After the exhibition, UNICEF wanted to ask the children a little bit about their drawings. Due to language barriers and lack of interpreters, a volunteer child support worker spoke to the children and took notes in Arabic for translation later. I was concerned about talking to children about pictures that held difficult memories for them, so I paid close attention while they spoke, prepared to halt the discussion immediately if they looked uncomfortable or hesitant. But the children were enthusiastic, crowding around, competing to tell their stories first.
I sent the written quotes to a colleague to translate. While I waited for his response, we celebrated Children’s Day at the camp with a day of activities run by UNICEF and other organisations. There were games and sports, children packed one of the camp schools for performances of singing, dancing, poetry and jokes, and another art exhibition by children at the camp was opened.
This time though the pictures at the exhibition showed happier scenes – children playing, or images of life in the camp. It was a great day in Domiz, seeing so many children playing and happy.

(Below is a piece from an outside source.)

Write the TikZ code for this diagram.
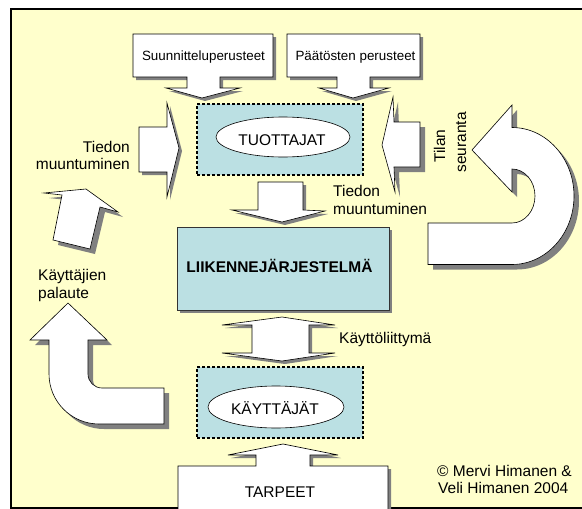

So it was a jolt back to reality when the next day my colleague sent through the translated quotes describing the pictures of Syria.
“My drawing is of planes and tanks attacking the city and bombing schools, homes and mosques,” an 11-year-old girl had said.
“There are tanks in the street where the school is,” explained a 15-year-old.
“My drawing is of dead and injured people in the street because of indiscriminate bombing,” said another 11-year-old.
It was a reminder that while children can often still play, laugh and smile, there is a lot they are still coming to terms with, and ongoing support is needed to give these children a chance to recover.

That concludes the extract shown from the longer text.